Understanding the internals in [`pandas/core/construction.py`](https://github.com/pandas-dev/pandas/blob/main/pandas/core/construction.py) explains why pre-allocation matters. When you call `pd.DataFrame()`, the constructor normalizes input data into a `BlockManager`—an internal structure that stores columns as contiguous NumPy arrays (blocks) grouped by dtype.

If you pass an empty dictionary `{}` with explicit `columns` and `dtype` parameters, pandas immediately allocates the correct number of blocks with the right dtypes. However, if you start with a truly empty frame (no columns) and append rows, pandas must repeatedly create new blocks, copy existing data, and infer dtypes—triggering the **O(N²)** behavior.

## Summary

- **Pre-allocate dtypes**: Use `pd.DataFrame({col: pd.Series(dtype=dt)})` to initialize the `BlockManager` with correct types in [`pandas/core/construction.py`](https://github.com/pandas-dev/pandas/blob/main/pandas/core/construction.py).
- **Vectorized filling**: Assign entire columns via NumPy arrays rather than row-wise iteration.
- **Avoid incremental append**: Never use row-wise `append` in loops; this forces O(N²) block reallocations.
- **Bulk construction**: Accumulate data in Python lists and call `pd.concat` once, or pass a 2D list directly to the constructor.
- **Pre-size for complex logic**: If you must iterate, allocate a NumPy array of final shape first, then wrap in DataFrame.

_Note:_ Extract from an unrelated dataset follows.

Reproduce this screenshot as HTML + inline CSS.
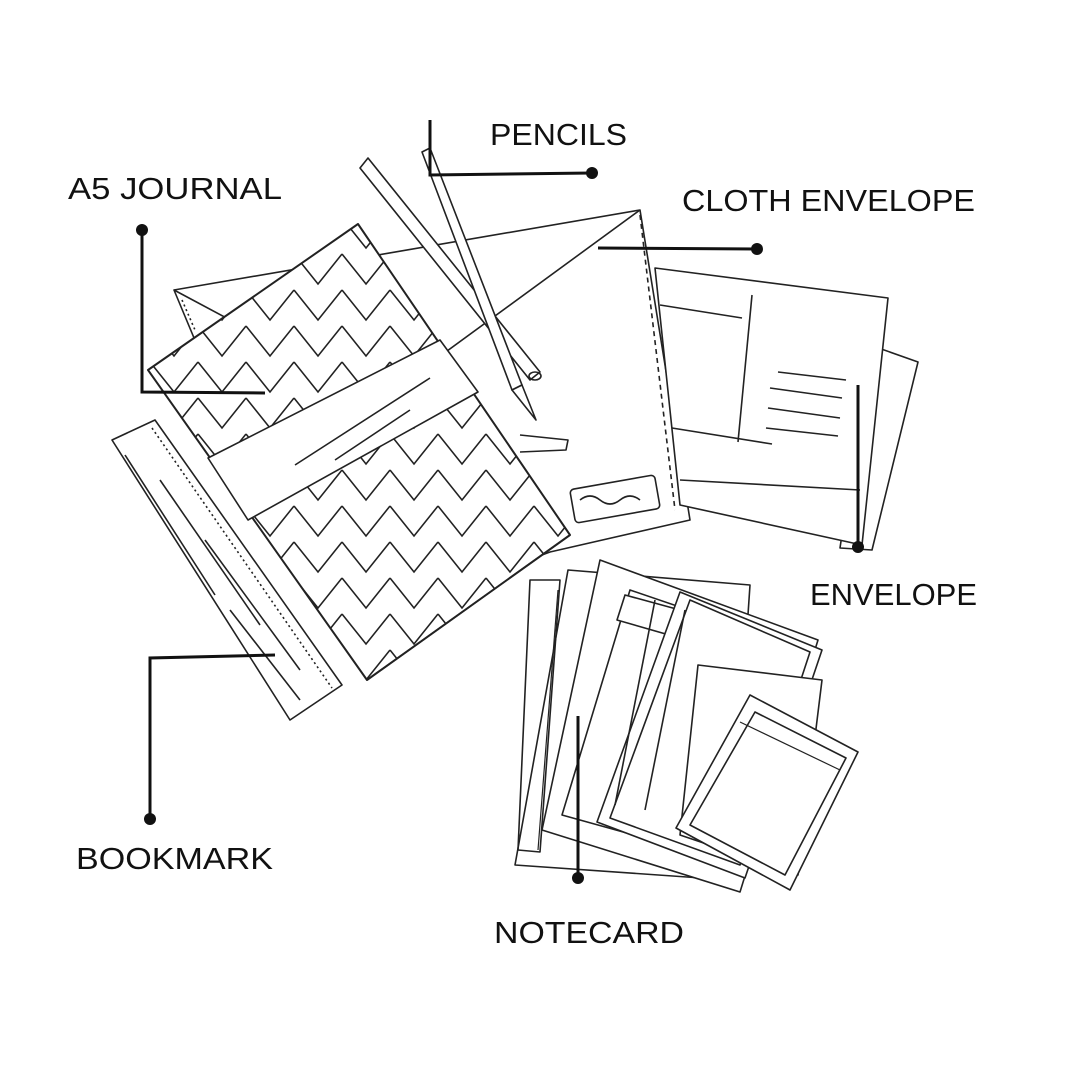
<!DOCTYPE html>
<html><head><style>
html,body{margin:0;padding:0;background:#fff;width:1080px;height:1080px;overflow:hidden}
svg{display:block}
text{font-family:"Liberation Sans",sans-serif;font-size:31px;fill:#111}
</style></head><body>
<svg width="1080" height="1080" viewBox="0 0 1080 1080" xmlns="http://www.w3.org/2000/svg">
<defs>
<clipPath id="jc"><polygon points="148,370 358,224 570,535 367,680"/></clipPath>
<pattern id="zz" width="48" height="36" patternUnits="userSpaceOnUse" patternTransform="translate(6,0)">
<polyline points="0,2 24,32 48,2" fill="none" stroke="#222" stroke-width="1.6"/>
</pattern>
</defs>
<g fill="none" stroke="#222" stroke-width="1.6" stroke-linejoin="round">
<polygon points="174,290 640,210 690,520 550,552 420,600 270,520" fill="#fff"/>
<polyline points="174,290 380,400 640,210"/>
<line x1="640" y1="215" x2="675" y2="510" stroke-dasharray="5,4"/>
<line x1="182" y1="300" x2="195" y2="330" stroke-dasharray="2,3"/>
<rect x="572" y="482" width="86" height="34" rx="4" transform="rotate(-10 615 499)"/>
<path d="M580 500 q10 -8 20 0 t20 0 t20 0" />
<path d="M520 435 L568 440 L566 450 L520 452"/>
<polygon points="870,345 918,362 872,550 840,548" fill="#fff"/>
<polygon points="655,268 888,298 862,545 680,505" fill="#fff"/>
<line x1="660" y1="305" x2="742" y2="318"/>
<line x1="752" y1="295" x2="738" y2="442"/>
<line x1="672" y1="428" x2="772" y2="444"/>
<line x1="680" y1="480" x2="860" y2="490"/>
<line x1="778" y1="372" x2="846" y2="380"/>
<line x1="770" y1="388" x2="842" y2="398"/>
<line x1="768" y1="408" x2="840" y2="418"/>
<line x1="766" y1="428" x2="838" y2="436"/>
<polygon points="360,168 368,158 540,372 530,380" fill="#fff"/>
<ellipse cx="535" cy="376" rx="6" ry="4"/>
<polygon points="422,152 430,148 522,385 512,390" fill="#fff"/>
<polygon points="512,390 522,385 536,420" fill="#fff"/>
<polygon points="148,370 358,224 570,535 367,680" fill="#fff" stroke-width="2"/>
<rect x="140" y="210" width="440" height="480" fill="url(#zz)" clip-path="url(#jc)" stroke="none"/>
<polygon points="208,458 440,340 478,392 248,520" fill="#fff"/>
<line x1="295" y1="465" x2="430" y2="378"/>
<line x1="335" y1="460" x2="410" y2="410"/>
<line x1="367" y1="680" x2="570" y2="535"/>
<polygon points="112,440 155,420 342,685 290,720" fill="#fff"/>
<line x1="152" y1="428" x2="332" y2="688" stroke-dasharray="2,3"/>
<line x1="125" y1="455" x2="215" y2="595"/>
<line x1="160" y1="480" x2="260" y2="625"/>
<line x1="205" y1="540" x2="300" y2="670"/>
<line x1="230" y1="610" x2="300" y2="700"/>
<polygon points="568,570 750,585 730,880 515,865" fill="#fff"/>
<polygon points="530,580 560,580 540,852 518,850"/>
<line x1="558" y1="590" x2="538" y2="850" stroke-width="1.2"/>
<polygon points="600,560 818,640 740,892 542,830" fill="#fff"/>
<polygon points="630,590 812,652 760,870 562,815"/>
<polygon points="625,595 808,645 798,672 617,620" fill="#fff"/>
<polygon points="680,592 822,650 745,878 597,822" fill="#fff"/>
<polygon points="690,600 810,652 740,865 610,818"/>
<line x1="655" y1="600" x2="615" y2="805"/>
<line x1="685" y1="610" x2="645" y2="810"/>
<polygon points="698,665 822,680 798,875 680,835" fill="#fff"/>
<polygon points="750,695 858,752 790,890 676,828" fill="#fff"/>
<polygon points="755,712 846,758 785,875 690,825"/>
<line x1="740" y1="722" x2="840" y2="770" stroke-width="1.2"/>
</g>
<g stroke="#111" stroke-width="3" fill="none">
<polyline points="430,120 430,175 592,173"/>
<polyline points="142,230 142,392 265,393"/>
<line x1="598" y1="248" x2="757" y2="249"/>
<line x1="858" y1="385" x2="858" y2="547"/>
<polyline points="150,819 150,658 275,655"/>
<line x1="578" y1="716" x2="578" y2="878"/>
</g>
<g fill="#111">
<circle cx="592" cy="173" r="6"/><circle cx="142" cy="230" r="6"/><circle cx="757" cy="249" r="6"/>
<circle cx="858" cy="547" r="6"/><circle cx="150" cy="819" r="6"/><circle cx="578" cy="878" r="6"/>
</g>
<text x="490" y="145" textLength="137" lengthAdjust="spacingAndGlyphs">PENCILS</text>
<text x="68" y="199" textLength="214" lengthAdjust="spacingAndGlyphs">A5 JOURNAL</text>
<text x="682" y="211" textLength="293" lengthAdjust="spacingAndGlyphs">CLOTH ENVELOPE</text>
<text x="810" y="605" textLength="167" lengthAdjust="spacingAndGlyphs">ENVELOPE</text>
<text x="76" y="869" textLength="197" lengthAdjust="spacingAndGlyphs">BOOKMARK</text>
<text x="494" y="943" textLength="190" lengthAdjust="spacingAndGlyphs">NOTECARD</text>
</svg>
</body></html>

## Frequently Asked Questions

### Is it better to append rows to a DataFrame or build a list and convert once?

Building a list of dictionaries or lists and converting once with `pd.DataFrame(data)` or `pd.concat` is significantly faster. Row-wise append triggers repeated block reallocations in the `BlockManager` (located in `pandas/core/internals`), resulting in quadratic time complexity. List accumulation followed by a single constructor call operates in linear time.

### How do I preserve dtypes when creating an empty pandas DataFrame?

Pass a dictionary of `pd.Series` objects with explicit dtype arguments to the constructor. For example: `pd.DataFrame({"col": pd.Series(dtype="float64")})`. This ensures [`pandas/core/construction.py`](https://github.com/pandas-dev/pandas/blob/main/pandas/core/construction.py) allocates the correct block type immediately, preventing costly dtype inference and conversion when you later fill the data.

### Why is vectorized assignment faster than using loc in a loop?

Vectorized assignment writes entire arrays to the underlying NumPy buffers in a single operation, leveraging optimized C loops. Using `.loc` in a Python loop requires repeated Python-level function calls, index validation, and potential block reallocation for each row. The pandas source code in [`pandas/core/frame.py`](https://github.com/pandas-dev/pandas/blob/main/pandas/core/frame.py) shows that column assignment bypasses much of the indexing overhead that `.loc` must handle.

### Can I use pd.concat to incrementally build a large DataFrame?

While `pd.concat` is efficient for combining collections of DataFrames, calling it incrementally inside a loop (e.g., `df = pd.concat([df, new_row])`) still suffers from O(N²) complexity because each call creates a new `BlockManager` and copies all existing data. Instead, accumulate DataFrames or Series in a Python list and call `pd.concat` once after the loop, as demonstrated in [`pandas/tests/frame/methods/test_concat.py`](https://github.com/pandas-dev/pandas/blob/main/pandas/tests/frame/methods/test_concat.py).